In this context, reclaiming the democratic politics vertex does not necessarily imply a global resurgence of liberal-democratic norms. Rather, it refers to the restoration of sovereign political agency—the capacity of a state, regardless of its regime type, to protect and enforce its unique domestic social contract. By siloing integration within trusted blocs, states regain the “policy space” to prioritize domestic stability, labor protections, or national security over the rigid, one-size-fits-all requirements of universal hyper-globalization.

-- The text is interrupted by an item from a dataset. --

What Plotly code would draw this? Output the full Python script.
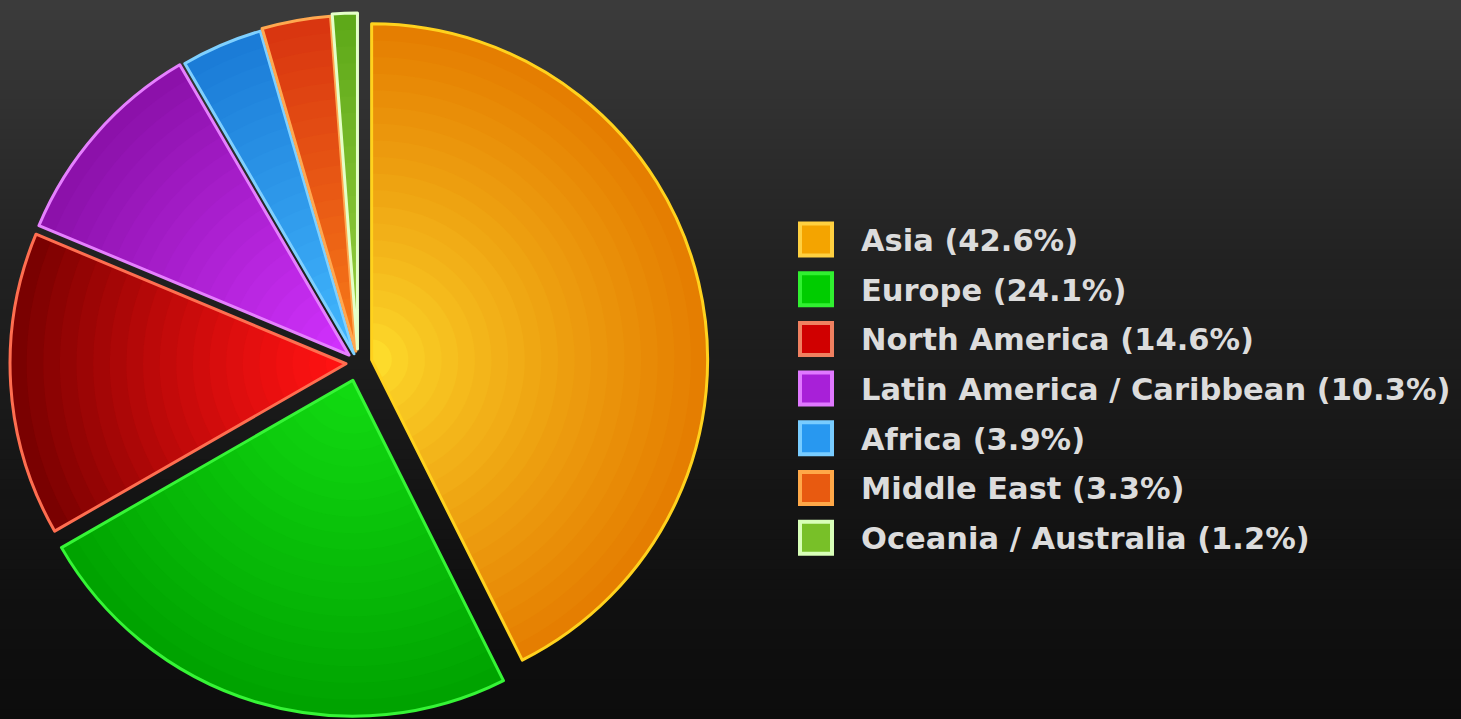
import plotly.graph_objects as go

# ---- data ----
regions = ["Asia", "Europe", "North America", "Latin America / Caribbean",
           "Africa", "Middle East", "Oceania / Australia"]
shares = [42.6, 24.1, 14.6, 10.3, 3.9, 3.3, 1.2]

# ---- styling ----
inner_colors = ["#FFE22E", "#12DC12", "#FF1212", "#D232FF", "#42B8FF", "#F87C18", "#9AD040"]
outer_colors = ["#E47C00", "#00A200", "#760000", "#8A10A8", "#1A7AD6", "#D83410", "#5CA818"]
shade_exp = [0.75, 1.0, 1.3, 1.0, 1.0, 1.0, 1.0]
edge_colors = ["#FFD21E", "#36F536", "#FF6E50", "#E680FF", "#7FD0FF", "#FFA850", "#E4FFC8"]
key_fill = ["#F4A400", "#00CC00", "#D00000", "#A820D8", "#2898F0", "#E85A10", "#78C028"]
key_edge = ["#FFD040", "#30F030", "#F08060", "#E078FF", "#78CCFF", "#FFA848", "#D8FFB8"]
pull_px = [14, 18, 12, 12, 10, 12, 14]

W, H = 1461, 719
CX, CY, R = 358, 363, 336
MAXP = max(pull_px)


def hex2rgb(h):
    h = h.lstrip("#")
    return [int(h[i:i + 2], 16) for i in (0, 2, 4)]


def mix(c_in, c_out, t):
    a, b = hex2rgb(c_in), hex2rgb(c_out)
    return "rgb(%d,%d,%d)" % tuple(round(a[i] + (b[i] - a[i]) * t) for i in range(3))


def domain_for(r):
    half = r + MAXP
    return dict(x=[(CX - half) / W, (CX + half) / W],
                y=[1 - (CY + half) / H, 1 - (CY - half) / H])


fig = go.Figure()

# concentric layers to imitate the radial shading of each slice
N = 20
rhos = [1 - k * (0.94 / (N - 1)) for k in range(N)]
for k, rho in enumerate(rhos):
    nxt = rhos[k + 1] if k + 1 < N else 0.0
    m = (rho + nxt) / 2
    r = R * rho
    fig.add_trace(go.Pie(
        values=shares, labels=regions, sort=False, direction="clockwise", rotation=0,
        pull=[p / r for p in pull_px], domain=domain_for(r),
        marker=dict(colors=[mix(ci, co, m ** e)
                            for ci, co, e in zip(inner_colors, outer_colors, shade_exp)],
                    line=dict(width=0)),
        textinfo="none", hoverinfo="skip", showlegend=False))

# outline layer
fig.add_trace(go.Pie(
    values=shares, labels=regions, sort=False, direction="clockwise", rotation=0,
    pull=[p / R for p in pull_px], domain=domain_for(R),
    marker=dict(colors=["rgba(0,0,0,0)"] * len(shares),
                line=dict(color=edge_colors, width=3)),
    textinfo="none", hoverinfo="skip", showlegend=False))

# background vertical gradient
shapes = []
stops = [(0.0, 0x3c), (0.35, 0x22), (0.7, 0x14), (1.0, 0x0c)]
nb = 72
for i in range(nb):
    f = (i + 0.5) / nb
    for (a, va), (b, vb) in zip(stops[:-1], stops[1:]):
        if a <= f <= b:
            v = round(va + (vb - va) * (f - a) / (b - a))
            break
    shapes.append(dict(type="rect", xref="paper", yref="paper", layer="below",
                       x0=0, x1=1, y0=1 - i / nb, y1=1 - (i + 1) / nb - 0.002,
                       line=dict(width=0), fillcolor="rgb(%d,%d,%d)" % (v, v, v)))

# custom legend
annotations = []
y0, dy = 239.5, 49.7
for i, (name, val) in enumerate(zip(regions, shares)):
    yc = y0 + dy * i
    shapes.append(dict(type="rect", xref="paper", yref="paper", layer="above",
                       x0=800 / W, x1=832 / W, y0=1 - (yc + 16) / H, y1=1 - (yc - 16) / H,
                       line=dict(color=key_edge[i], width=4), fillcolor=key_fill[i]))
    annotations.append(dict(xref="paper", yref="paper", x=859 / W, y=1 - (yc + 1) / H,
                            xanchor="left", yanchor="middle", showarrow=False,
                            text=f"{name} ({val}%)",
                            font=dict(family="DejaVu Sans", size=30.5, color="#dcdcdc", weight="bold")))

fig.update_layout(width=W, height=H, margin=dict(l=0, r=0, t=0, b=0),
                  paper_bgcolor="#1c1c1c", plot_bgcolor="rgba(0,0,0,0)",
                  showlegend=False, shapes=shapes, annotations=annotations)

fig.write_html("out.html", config={"displayModeBar": False})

Consequently, organized labor and the middle class began to perceive hyper-globalization not as a shared path to prosperity, but as systemic exposure. This triggered a reclamation of the "democratic politics" vertex, not through institutional reform, but through a populist backlash that demanded a return to national sovereignty. As Rodrik argues in Straight Talk on Trade, the survival of a stable world economy now depends on providing nations with the "policy space" to reconcile global integration with domestic social inclusion.